10.4 The statutory period of limitation for claims due to defect is one year after delivery of goods or acceptance of service. This does not apply for a building construction or an article whose customary application is for a building construction and which has caused its deficiency. § 479 BGB will remain unaffected.
10.5 In the case of contracts involving the supply of used goods by us, no guarantee is given with regard to material defect.
On whatever legal grounds, our liability is limited to criminal intent and gross negligence. This limitation of liability will not apply in case of infringement of essential contractual obligations, injury, death, damage to health, product liability and other legally binding regulations or to the extent of reasonable and customary insurance cover. Our liability in case of simple negligence is limited to compensation for the anticipated damage unless this involves a case defined in the preceding sentence excluding the infringement of essential contractual obligations. Other limitations of liability in our General Conditions of Business will remain unaffected.

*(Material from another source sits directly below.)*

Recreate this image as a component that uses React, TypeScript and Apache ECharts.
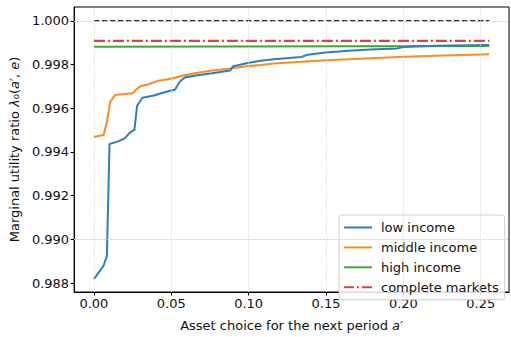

12. Patent rights, confidentiality
12.1 We reserve all rights of property and copyright in samples, models, drawings, cost estimates, quotations, cost calculations and similar information of material or immaterial nature, including information in electronic form. Such information must not be disclosed to third parties. Should the contracting party receive such information in the course of preliminary contract work, he undertakes to return it to us free of charge should the contract fail to materialise.
12.2 The contracting party undertakes to reveal to third parties information explicitly designated by us as confidential, or whose confidentiality results from the circumstances, only with our explicit approval.
13. Concluding provisions
13.1 German law will apply. German material and formal law will also apply even where German law provides for the application of foreign law. UN commercial law will not apply.
13.2 If the contracting party is a businessman, the sole legal domicile will be Karlsruhe. We may also, at our discretion, take legal proceedings against the contracting party at his seat of business.